======== DATA EXTRACT
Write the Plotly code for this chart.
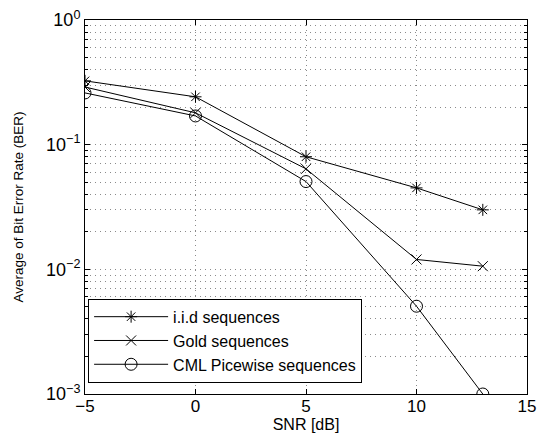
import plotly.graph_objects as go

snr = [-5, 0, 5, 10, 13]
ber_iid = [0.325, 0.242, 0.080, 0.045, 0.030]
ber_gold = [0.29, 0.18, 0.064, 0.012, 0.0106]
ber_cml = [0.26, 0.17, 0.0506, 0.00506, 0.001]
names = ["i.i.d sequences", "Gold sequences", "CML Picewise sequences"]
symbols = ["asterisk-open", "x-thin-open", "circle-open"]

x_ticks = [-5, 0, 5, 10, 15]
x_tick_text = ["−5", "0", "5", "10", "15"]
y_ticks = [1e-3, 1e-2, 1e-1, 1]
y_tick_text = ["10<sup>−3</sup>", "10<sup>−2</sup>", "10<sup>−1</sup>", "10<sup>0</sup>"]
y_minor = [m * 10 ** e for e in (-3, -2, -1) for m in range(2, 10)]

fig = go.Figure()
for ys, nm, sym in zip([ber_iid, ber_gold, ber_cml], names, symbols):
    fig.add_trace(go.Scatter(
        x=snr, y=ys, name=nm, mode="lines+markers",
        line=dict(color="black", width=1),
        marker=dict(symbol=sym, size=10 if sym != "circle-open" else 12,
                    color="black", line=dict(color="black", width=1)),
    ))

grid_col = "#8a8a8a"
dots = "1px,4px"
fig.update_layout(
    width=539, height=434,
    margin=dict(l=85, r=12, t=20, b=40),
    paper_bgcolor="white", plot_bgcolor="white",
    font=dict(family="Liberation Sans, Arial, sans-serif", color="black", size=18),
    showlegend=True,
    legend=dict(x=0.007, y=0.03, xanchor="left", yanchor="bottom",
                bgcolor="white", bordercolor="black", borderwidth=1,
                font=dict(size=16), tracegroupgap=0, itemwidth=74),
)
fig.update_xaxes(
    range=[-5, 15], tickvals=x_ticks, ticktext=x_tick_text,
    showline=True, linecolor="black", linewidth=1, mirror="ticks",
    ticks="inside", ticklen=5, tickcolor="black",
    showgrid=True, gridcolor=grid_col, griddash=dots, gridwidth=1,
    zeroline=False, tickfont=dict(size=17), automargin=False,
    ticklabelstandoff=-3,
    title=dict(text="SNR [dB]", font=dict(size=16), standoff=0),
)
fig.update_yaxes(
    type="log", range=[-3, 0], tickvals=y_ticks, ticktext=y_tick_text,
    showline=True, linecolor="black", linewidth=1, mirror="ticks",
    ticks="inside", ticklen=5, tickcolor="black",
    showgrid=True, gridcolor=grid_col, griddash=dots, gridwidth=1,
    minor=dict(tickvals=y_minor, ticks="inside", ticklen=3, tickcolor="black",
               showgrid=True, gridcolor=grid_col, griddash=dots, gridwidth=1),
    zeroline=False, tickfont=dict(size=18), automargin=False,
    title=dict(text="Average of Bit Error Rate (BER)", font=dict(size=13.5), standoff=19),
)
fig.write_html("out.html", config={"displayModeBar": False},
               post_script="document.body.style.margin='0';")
================
**WHAT NEEDS TO BE DONE**
Your task is to return the lines above, from the first one up to and including the line containing "y_minor = [m", minus any pictures.

**THE OUTPUT**
Write the Plotly code for this chart.
import plotly.graph_objects as go

snr = [-5, 0, 5, 10, 13]
ber_iid = [0.325, 0.242, 0.080, 0.045, 0.030]
ber_gold = [0.29, 0.18, 0.064, 0.012, 0.0106]
ber_cml = [0.26, 0.17, 0.0506, 0.00506, 0.001]
names = ["i.i.d sequences", "Gold sequences", "CML Picewise sequences"]
symbols = ["asterisk-open", "x-thin-open", "circle-open"]

x_ticks = [-5, 0, 5, 10, 15]
x_tick_text = ["−5", "0", "5", "10", "15"]
y_ticks = [1e-3, 1e-2, 1e-1, 1]
y_tick_text = ["10<sup>−3</sup>", "10<sup>−2</sup>", "10<sup>−1</sup>", "10<sup>0</sup>"]
y_minor = [m * 10 ** e for e in (-3, -2, -1) for m in range(2, 10)]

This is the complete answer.